Dans la campagne environnante, les immenses amoncellements de terre de l’EI traversent le paysage – récemment ment repris par l’armée – qui ressemblent à des tranchées de la Première Guerre mondiale, sur des kilomètres, avec des abris encore jonchés de roquettes usagées. Mis à part les six véhicules kamikazes, « César », qui est le chef de l’armée syrienne dans tout le secteur, a trouvé un wagon de fer encore plus monstrueux dans le nouveau village d’Akerbat, peut-être le plus grand véhicule de ce genre jamais construit par le culte islamiste.

La sinistre carcasse du véhicule-suicide le plus effrayant de l’EI, capturé par l’armée syrienne (photo : Yara Ismail)

Sur le parvis de son quartier général, se trouve un véhicule sinistre bordé de fer, un toit de fer, des réservoirs d’essence en fer renforcé, des boucliers en treillis métallique peints en brun et toute sa carcasse peinte en noir. Il pouvait contenir jusqu’à 20 hommes, vraisemblablement des kamikazes pour une attaque massive.
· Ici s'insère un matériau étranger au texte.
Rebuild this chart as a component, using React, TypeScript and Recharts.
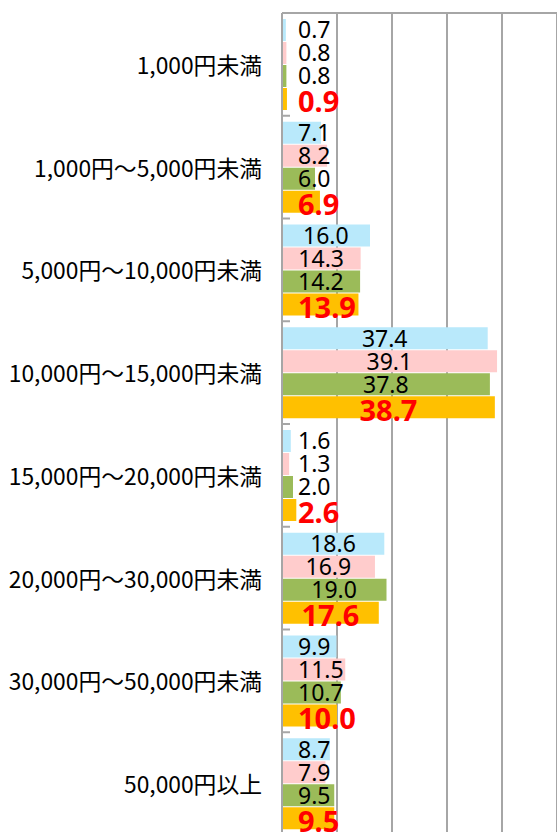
import { Bar, BarChart, CartesianGrid, LabelList, XAxis, YAxis } from 'recharts';

const categories = [
  '1,000円未満',
  '1,000円～5,000円未満',
  '5,000円～10,000円未満',
  '10,000円～15,000円未満',
  '15,000円～20,000円未満',
  '20,000円～30,000円未満',
  '30,000円～50,000円未満',
  '50,000円以上',
];

const seriesA = [0.7, 7.1, 16.0, 37.4, 1.6, 18.6, 9.9, 8.7];
const seriesB = [0.8, 8.2, 14.3, 39.1, 1.3, 16.9, 11.5, 7.9];
const seriesC = [0.8, 6.0, 14.2, 37.8, 2.0, 19.0, 10.7, 9.5];
const seriesD = [0.9, 6.9, 13.9, 38.7, 2.6, 17.6, 10.0, 9.5];

const xTicks = [0, 10, 20, 30, 40, 50];

const data = categories.map((name, i) => ({
  name,
  a: seriesA[i],
  b: seriesB[i],
  c: seriesC[i],
  d: seriesD[i],
}));

const CHART_W = 600;
const CHART_H = 860;
const MARGIN = { top: 12, right: 43, bottom: 25, left: 0 };
const AXIS_W = 282;
const BAND = (CHART_H - MARGIN.top - 1 - MARGIN.bottom) / categories.length;

const GRID = '#a6a6a6';
const COLORS = { a: '#b9e9fb', b: '#ffcccc', c: '#9bbb59', d: '#ffc000' };

function textWidth(s: string, fs: number) {
  let w = 0;
  for (const ch of s) w += ch === '.' ? 0.28 : 0.572;
  return w * fs;
}

const makeLabel = (bold: boolean) => (props: any) => {
  const { x, y, width, height, value } = props;
  const fs = bold ? 29 : 23;
  const text = Number(value).toFixed(1);
  const w = textWidth(text, fs);
  let left = x + width / 2 - w / 2;
  if (left < x + 16) left = x + 16;
  return (
    <text
      x={left}
      y={y + height / 2 + 0.36 * fs + (bold ? 3 : 0)}
      fontSize={fs}
      fontWeight={bold ? 700 : 400}
      fontFamily="'Noto Sans', sans-serif"
      fill={bold ? '#ff0000' : '#000000'}
      textAnchor="start"
    >
      {text}
    </text>
  );
};

function CategoryTick(props: any) {
  const { x, y, payload } = props;
  const axisX = x + 20;
  return (
    <g>
      <text
        x={x}
        y={y}
        textAnchor="end"
        dominantBaseline="central"
        fontSize={22.8}
        fontFamily="'Noto Sans CJK JP', sans-serif"
        fill="#000000"
      >
        {payload.value}
      </text>
      <line x1={axisX} x2={axisX + 8} y1={y + BAND / 2} y2={y + BAND / 2} stroke={GRID} strokeWidth={2} />
    </g>
  );
}

const EmptyTick = () => <g />;

export default function App() {
  return (
    <div
      style={{
        position: 'absolute',
        left: 0,
        top: 0,
        width: 557,
        height: 832,
        overflow: 'hidden',
        background: '#ffffff',
      }}
    >
      <BarChart
        width={CHART_W}
        height={CHART_H}
        data={data}
        layout="vertical"
        margin={MARGIN}
        barSize={22}
        barGap={1}
      >
        <CartesianGrid horizontal={false} stroke={GRID} strokeWidth={2} />
        <XAxis
          type="number"
          orientation="top"
          domain={[0, 50]}
          ticks={xTicks}
          interval={0}
          height={1}
          tick={<EmptyTick />}
          tickLine={false}
          axisLine={{ stroke: GRID, strokeWidth: 2 }}
        />
        <YAxis
          type="category"
          dataKey="name"
          width={AXIS_W}
          interval={0}
          tickSize={0}
          tickMargin={20}
          tickLine={false}
          axisLine={{ stroke: GRID, strokeWidth: 2 }}
          tick={<CategoryTick />}
        />
        <Bar dataKey="a" fill={COLORS.a} isAnimationActive={false}>
          <LabelList dataKey="a" content={makeLabel(false)} />
        </Bar>
        <Bar dataKey="b" fill={COLORS.b} isAnimationActive={false}>
          <LabelList dataKey="b" content={makeLabel(false)} />
        </Bar>
        <Bar dataKey="c" fill={COLORS.c} isAnimationActive={false}>
          <LabelList dataKey="c" content={makeLabel(false)} />
        </Bar>
        <Bar dataKey="d" fill={COLORS.d} isAnimationActive={false}>
          <LabelList dataKey="d" content={makeLabel(true)} />
        </Bar>
      </BarChart>
    </div>
  );
}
Les flancs de fer renforcés de cette machine lugubre ressemblent à des tuyaux provenant de l’industrie pétrolière, coupés en deux et ensuite scellés en tranches sur le wagon. Les Syriens ont constaté que beaucoup de ces véhicules avaient été fabriqués dans une zone industrielle construite par l’EI il y a plusieurs années. Tant pis pour le Premier ministre irakien qui déclarait jeudi à Davos que l’EI entraînait ses kamikazes dans un territoire sous contrôle du gouvernement syrien.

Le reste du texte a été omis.